Search the data below for "Write"; list each line that holds it.

Entries taken from a collection:
··········

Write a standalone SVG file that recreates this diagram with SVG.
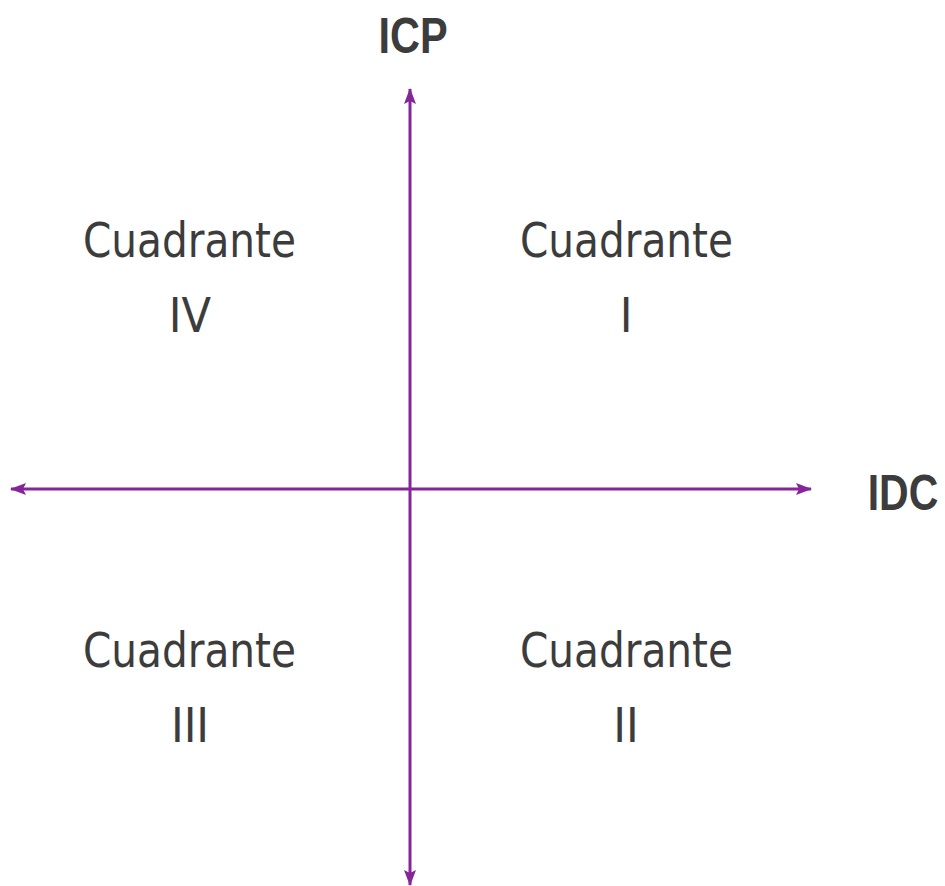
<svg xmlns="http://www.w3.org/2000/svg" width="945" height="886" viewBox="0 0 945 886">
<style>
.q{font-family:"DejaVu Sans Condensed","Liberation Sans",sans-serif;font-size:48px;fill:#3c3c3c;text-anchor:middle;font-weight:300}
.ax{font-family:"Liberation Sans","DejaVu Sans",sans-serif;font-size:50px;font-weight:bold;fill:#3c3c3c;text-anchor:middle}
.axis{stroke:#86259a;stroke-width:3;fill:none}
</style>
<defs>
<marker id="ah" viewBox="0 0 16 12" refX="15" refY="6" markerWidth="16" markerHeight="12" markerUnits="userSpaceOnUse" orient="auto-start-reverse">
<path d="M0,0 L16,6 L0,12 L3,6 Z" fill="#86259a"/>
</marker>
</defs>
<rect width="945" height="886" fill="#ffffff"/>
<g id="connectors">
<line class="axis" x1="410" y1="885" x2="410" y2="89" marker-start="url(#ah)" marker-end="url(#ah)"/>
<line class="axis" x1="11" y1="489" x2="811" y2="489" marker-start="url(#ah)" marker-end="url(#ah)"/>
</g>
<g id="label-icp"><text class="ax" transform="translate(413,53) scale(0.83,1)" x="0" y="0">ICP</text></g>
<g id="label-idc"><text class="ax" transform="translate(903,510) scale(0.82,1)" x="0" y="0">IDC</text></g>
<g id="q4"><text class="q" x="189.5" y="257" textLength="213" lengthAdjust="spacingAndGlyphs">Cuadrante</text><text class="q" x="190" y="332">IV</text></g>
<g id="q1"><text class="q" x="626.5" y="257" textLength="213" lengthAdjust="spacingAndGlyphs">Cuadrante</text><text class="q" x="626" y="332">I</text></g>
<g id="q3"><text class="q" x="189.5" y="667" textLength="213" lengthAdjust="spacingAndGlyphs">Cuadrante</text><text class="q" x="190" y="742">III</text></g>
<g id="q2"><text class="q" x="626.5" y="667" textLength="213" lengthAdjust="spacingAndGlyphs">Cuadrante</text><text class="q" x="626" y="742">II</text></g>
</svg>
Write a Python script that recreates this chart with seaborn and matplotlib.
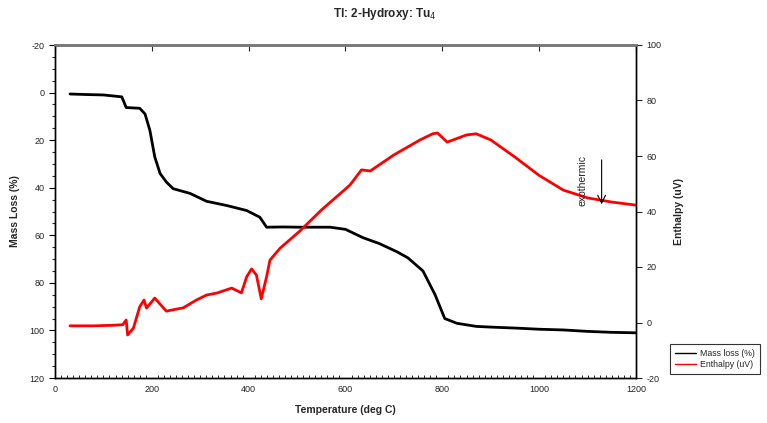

··········

**Solved problem:**
Write a standalone SVG file that recreates this diagram with SVG.
Write a Python script that recreates this chart with seaborn and matplotlib.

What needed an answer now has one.